I have two weddings this weekend. One is in Boston on Friday night and the other is back in DC on Saturday afternoon. Thanks to the magic of aviation, I will be at both.
What I find interesting about these weddings is the brides' options on changing their last names. My friend getting married in Boston has an absolutely beautiful name. Her middle name is her mother's maiden name and the way it all flows together is very regal sounding. She told me she's not changing hers - at least not right away. Her husband to-be has a very generic last name and she feels like she's losing something that makes her unique should she forego her current surname. She says she may reconsider if or when they have children.

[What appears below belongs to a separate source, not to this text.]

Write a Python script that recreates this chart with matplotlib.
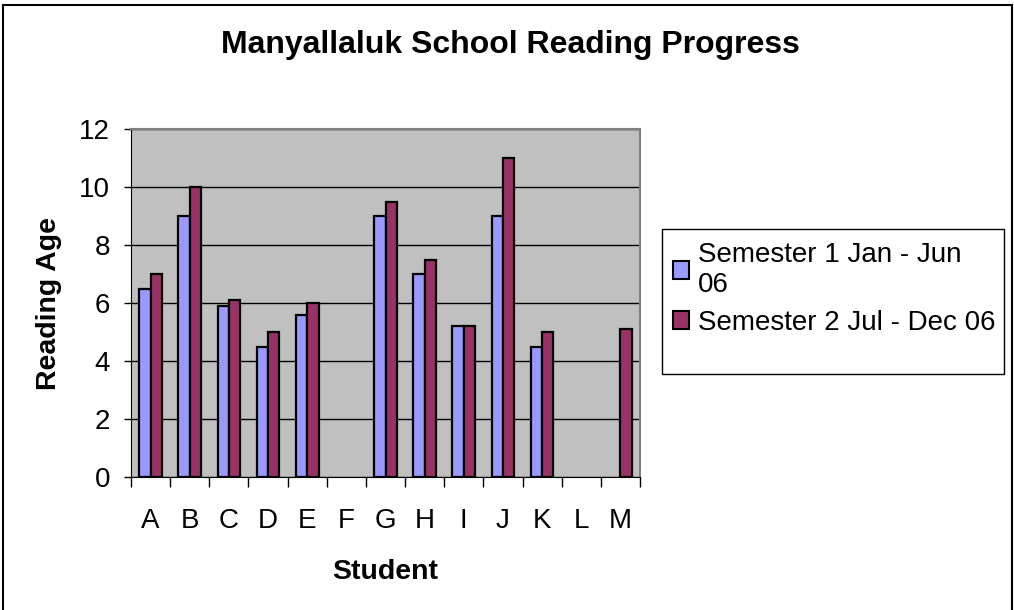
import numpy as np
import matplotlib
matplotlib.use('Agg')
import matplotlib.pyplot as plt
import matplotlib.patches as mpatches

plt.rcParams['font.family'] = ['Liberation Sans', 'DejaVu Sans']

# data
students = ['A', 'B', 'C', 'D', 'E', 'F', 'G', 'H', 'I', 'J', 'K', 'L', 'M']
sem1 = [6.5, 9.0, 5.9, 4.5, 5.6, np.nan, 9.0, 7.0, 5.2, 9.0, 4.5, np.nan, np.nan]
sem2 = [7.0, 10.0, 6.1, 5.0, 6.0, np.nan, 9.5, 7.5, 5.2, 11.0, 5.0, np.nan, 5.1]
sem1_label = 'Semester 1 Jan - Jun\n06'
sem2_label = 'Semester 2 Jul - Dec 06'

W, H = 1014, 610
fig = plt.figure(figsize=(W/100, H/100), dpi=100)
ax = fig.add_axes([131/W, 1-477/H, (640-131)/W, (477-129)/H])
ax.set_facecolor('#C0C0C0')

x = np.arange(len(students))
bw = 0.29
ax.bar(x - bw/2, sem1, bw, color='#9999FF', edgecolor='black', linewidth=1.6, zorder=3)
ax.bar(x + bw/2, sem2, bw, color='#993366', edgecolor='black', linewidth=1.6, zorder=3)

ax.set_xlim(-0.5, len(students) - 0.5)
ax.set_ylim(0, 12)
ax.set_yticks(range(0, 13, 2))
ax.yaxis.grid(True, color='black', linewidth=1, zorder=1)
ax.set_axisbelow(True)

# ticks at category boundaries, labels at centers
ax.set_xticks(np.arange(-0.5, len(students), 1))
ax.set_xticklabels([])
ax.set_xticks(x, minor=True)
ax.set_xticklabels(students, minor=True)
ax.tick_params(axis='x', which='major', length=7, width=1, color='black', direction='out')
ax.tick_params(axis='x', which='minor', length=0, pad=22, labelsize=20)
ax.tick_params(axis='y', length=5, width=1, direction='out', pad=10, labelsize=20)

for s in ['top', 'right']:
    ax.spines[s].set_color('#808080')
    ax.spines[s].set_linewidth(1.5)
ax.spines['left'].set_color('black')
ax.spines['bottom'].set_color('black')

ax.set_xlabel('Student', fontsize=20.5, fontweight='bold', labelpad=18)
ax.set_ylabel('Reading Age', fontsize=20.5, fontweight='bold', labelpad=12)

fig.text(510/W, 1-45/H, 'Manyallaluk School Reading Progress', ha='center', va='center',
         fontsize=23, fontweight='bold')

# legend box
fig.patches.append(mpatches.Rectangle((662/W, 1-374/H), (1004-662)/W, (374-229)/H,
                                      transform=fig.transFigure, fill=False,
                                      edgecolor='black', linewidth=1))
handles = [mpatches.Patch(facecolor='#9999FF', edgecolor='black', linewidth=1.5, label=sem1_label),
           mpatches.Patch(facecolor='#993366', edgecolor='black', linewidth=1.5, label=sem2_label)]
fig.legend(handles=handles, loc='upper left', bbox_to_anchor=(667/W, 1-236/H),
           frameon=False, fontsize=20, handlelength=0.6, handleheight=0.6,
           handletextpad=0.3, labelspacing=0.45, borderaxespad=0, borderpad=0.2)

# outer chart border
fig.patches.append(mpatches.Rectangle((3/W, -0.01), (1012-3)/W, 1.01 - 5/H,
                                      transform=fig.transFigure, fill=False,
                                      edgecolor='black', linewidth=1.5))

plt.savefig('out.png', dpi=100)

The other bride is marrying my best friend. To say he has a "special" last name is an understatement. Let's just say his professional emails often get stuck in spam filters because many companies deem it to be "inappropriate content." Because he is stubborn, and self righteous, and well, him...he says he would never marry a woman who didn't take his last name because if she didn't, she must not really love him. His bride sure is one lucky lady.
If I was to marry tomorrow (I assure you, NOT the case), my first inclination is to say that I wouldn't change my last name. It really has very little to do with women's liberation or anything like that, and more more to do with practicality.

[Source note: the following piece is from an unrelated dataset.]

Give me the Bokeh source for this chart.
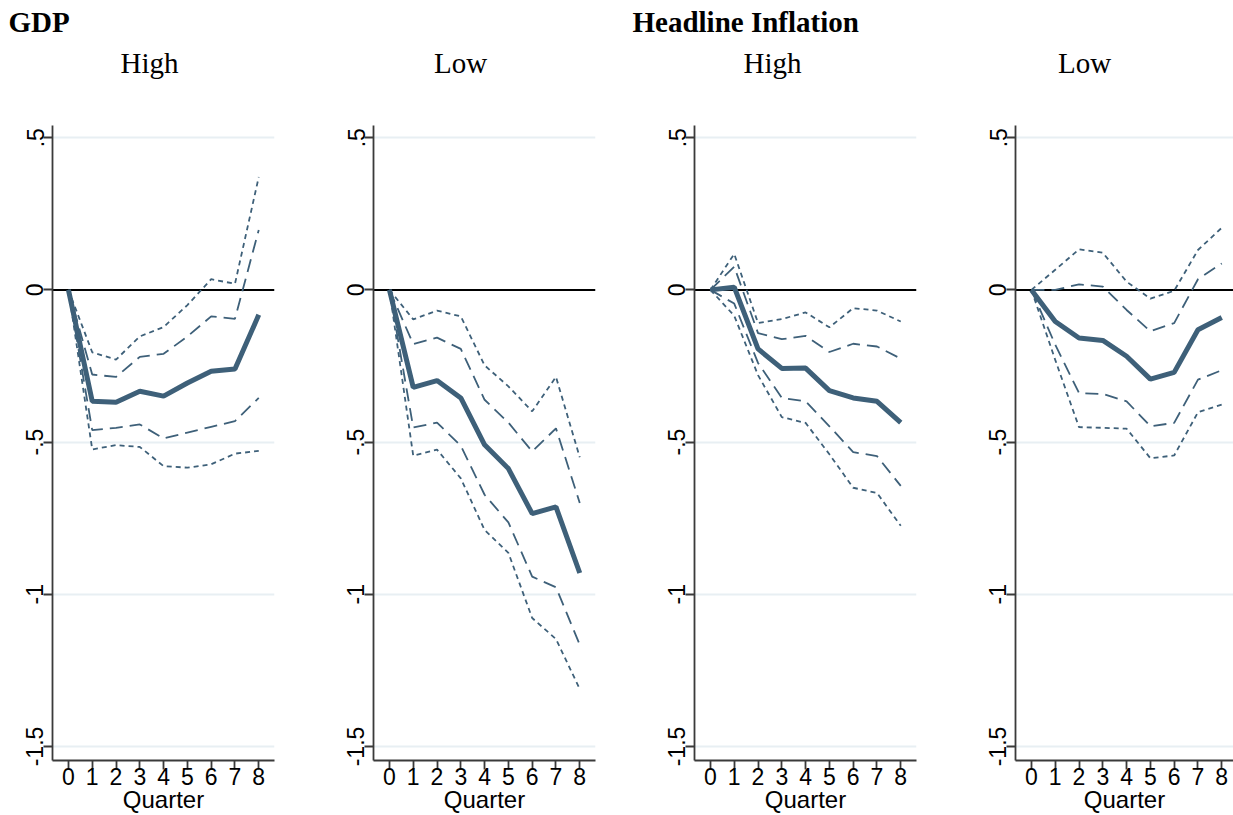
from bokeh.plotting import figure
from bokeh.models import Range1d, FixedTicker, Span
from bokeh.layouts import row, column
from bokeh.embed import file_html
from bokeh.resources import INLINE
from bokeh.core.properties import value

# Impulse responses by quarter: point estimate with 68% and 90% bands
quarters = [0, 1, 2, 3, 4, 5, 6, 7, 8]

gdp_high_irf = [0, -0.366, -0.369, -0.333, -0.349, -0.306, -0.267, -0.260, -0.082]
gdp_high_lo68 = [0, -0.461, -0.453, -0.442, -0.488, -0.469, -0.450, -0.431, -0.355]
gdp_high_hi68 = [0, -0.278, -0.286, -0.220, -0.210, -0.153, -0.087, -0.095, 0.197]
gdp_high_lo90 = [0, -0.524, -0.510, -0.516, -0.579, -0.584, -0.573, -0.538, -0.529]
gdp_high_hi90 = [0, -0.205, -0.229, -0.153, -0.122, -0.050, 0.035, 0.020, 0.371]

gdp_low_irf = [0, -0.320, -0.298, -0.355, -0.509, -0.587, -0.735, -0.713, -0.930]
gdp_low_lo68 = [0, -0.452, -0.436, -0.512, -0.673, -0.764, -0.942, -0.977, -1.166]
gdp_low_hi68 = [0, -0.178, -0.157, -0.194, -0.361, -0.436, -0.531, -0.455, -0.700]
gdp_low_lo90 = [0, -0.545, -0.525, -0.619, -0.789, -0.864, -1.078, -1.147, -1.311]
gdp_low_hi90 = [0, -0.097, -0.068, -0.087, -0.248, -0.317, -0.399, -0.286, -0.550]

inf_high_irf = [0, 0.009, -0.194, -0.258, -0.257, -0.331, -0.355, -0.366, -0.436]
inf_high_lo68 = [0, -0.045, -0.240, -0.355, -0.366, -0.448, -0.533, -0.546, -0.644]
inf_high_hi68 = [0, 0.076, -0.142, -0.162, -0.151, -0.204, -0.177, -0.186, -0.226]
inf_high_lo90 = [0, -0.085, -0.280, -0.418, -0.437, -0.540, -0.650, -0.667, -0.775]
inf_high_hi90 = [0, 0.118, -0.109, -0.096, -0.074, -0.123, -0.060, -0.068, -0.104]

inf_low_irf = [0, -0.104, -0.158, -0.166, -0.218, -0.293, -0.271, -0.131, -0.091]
inf_low_lo68 = [0, -0.180, -0.339, -0.342, -0.366, -0.448, -0.437, -0.295, -0.264]
inf_low_hi68 = [0, 0.000, 0.018, 0.011, -0.066, -0.136, -0.109, 0.035, 0.087]
inf_low_lo90 = [0, -0.230, -0.451, -0.453, -0.456, -0.553, -0.544, -0.402, -0.377]
inf_low_hi90 = [0, 0.066, 0.133, 0.122, 0.027, -0.029, -0.003, 0.131, 0.204]

y_ticks = [0.5, 0, -0.5, -1, -1.5]
y_tick_labels = [".5", "0", "-.5", "-1", "-1.5"]
grid_levels = [0.5, -0.5, -1, -1.5]

variable_titles = ["GDP", "Headline Inflation"]
state_titles = ["High", "Low", "High", "Low"]

LINE = "#3E6079"
GRID = "#E8EFF3"
AXIS = "#3A3A3A"
SANS = "Liberation Sans"
SERIF = "Liberation Serif"

X_START = -0.67
PX_PER_Q = 23.79
Y_RANGE = (-1.546, 0.540)
HEADER_H = 125
PANEL_H = 690
FRAME_H = 637


def panel(width, left, right, frame_w, irf, lo68, hi68, lo90, hi90):
    x_end = X_START + frame_w / PX_PER_Q
    p = figure(width=width, height=PANEL_H, output_backend="svg", toolbar_location=None,
               x_range=Range1d(X_START, x_end), y_range=Range1d(*Y_RANGE),
               min_border_left=left, min_border_right=right,
               min_border_top=0, min_border_bottom=PANEL_H - FRAME_H,
               background_fill_color="white", border_fill_color="white")
    p.outline_line_color = None

    p.xgrid.visible = False
    p.ygrid.ticker = FixedTicker(ticks=grid_levels)
    p.ygrid.grid_line_color = GRID
    p.ygrid.grid_line_width = 2

    p.xaxis.ticker = FixedTicker(ticks=quarters)
    p.xaxis.axis_label = "Quarter"
    p.xaxis.axis_label_text_font = SANS
    p.xaxis.axis_label_text_font_size = "24px"
    p.xaxis.axis_label_text_font_style = "normal"
    p.xaxis.axis_label_text_color = "black"
    p.xaxis.axis_label_text_line_height = 0.8
    p.xaxis.major_label_text_line_height = 0.8
    p.xaxis.axis_label_standoff = -2
    p.xaxis.major_label_standoff = -2

    p.yaxis.ticker = FixedTicker(ticks=y_ticks)
    p.yaxis.major_label_overrides = dict(zip(y_ticks, y_tick_labels))
    p.yaxis.major_label_orientation = "vertical"
    p.yaxis.major_label_standoff = 0
    for ax in (p.xaxis, p.yaxis):
        ax.axis_line_color = AXIS
        ax.axis_line_width = 1.8
        ax.major_tick_line_color = AXIS
        ax.major_tick_line_width = 1.8
        ax.major_tick_in = 0
        ax.major_tick_out = 9
        ax.minor_tick_line_color = None
        ax.major_label_text_font = SANS
        ax.major_label_text_font_size = "23px"
        ax.major_label_text_color = "black"

    p.add_layout(Span(location=0, dimension="width", line_color="black",
                      line_width=2, level="underlay"))

    p.line(quarters, irf, line_color=LINE, line_width=5)
    for band in (hi68, lo68):
        p.line(quarters, band, line_color=LINE, line_width=1.8, line_dash="13 7")
    for band in (hi90, lo90):
        p.line(quarters, band, line_color=LINE, line_width=1.8, line_dash="5 4")
    return p


# Header strip in pixel coordinates holding the variable and state headings
header = figure(width=1233, height=HEADER_H, output_backend="svg", toolbar_location=None,
                x_range=Range1d(0, 1233), y_range=Range1d(HEADER_H, 0),
                min_border=0, background_fill_color="white", border_fill_color="white")
header.outline_line_color = None
header.axis.visible = False
header.grid.visible = False
header.text(x=[8, 632], y=[21, 21], text=variable_titles,
            text_font=value(SERIF), text_font_style="bold", text_font_size="29px",
            text_color="black", text_align="left", text_baseline="alphabetic")
header.text(x=[149, 460, 772, 1084], y=[62, 62, 62, 62], text=state_titles,
            text_font=value(SERIF), text_font_size="29px",
            text_color="black", text_align="center", text_baseline="alphabetic")

p1 = panel(320, 52, 46, 222, gdp_high_irf, gdp_high_lo68, gdp_high_hi68,
           gdp_high_lo90, gdp_high_hi90)
p2 = panel(300, 53, 25, 222, gdp_low_irf, gdp_low_lo68, gdp_low_hi68,
           gdp_low_lo90, gdp_low_hi90)
p3 = panel(330, 74, 34, 222, inf_high_irf, inf_high_lo68, inf_high_hi68,
           inf_high_lo90, inf_high_hi90)
p4 = panel(283, 65, 0, 218, inf_low_irf, inf_low_lo68, inf_low_hi68,
           inf_low_lo90, inf_low_hi90)

layout = column(header, row(p1, p2, p3, p4, spacing=0), spacing=0)
open("out.html", "w").write(file_html(layout, INLINE))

- I enjoy paperwork (electronic or otherwise) about as much as I do the grocery store. If you don't know me, I haven't been food shopping in weeks. The amount of forms to be filled out and effort that goes into having it changed just seems like an epic hassle.
- All my degrees and awards feature my current last name. For some reason it bothers me that they would seem out of date.
- Everything I've had published over my career is listed under my last name. In these days of Search Engine Optimization (SEO), it would be a lot harder for someone to log into Google and pull up all my past work.
- Much of my job is making personal contacts with people and building lasting relationships. I feel like I would be making things more complicated for myself professionally it I were to change my name.
Many women feel that not changing their name would make things difficult when they have children. My friend's mother held a very prominent position in a company where her husband was also employed. For professional reasons, she never changed her name. My friend said out of assumption people would often call her mother by her father's last name and it never bothered her. She would respond to being called either name.
A new poll reports that 70% of Americans think that it is beneficial for women to take her husband's last name when they marry.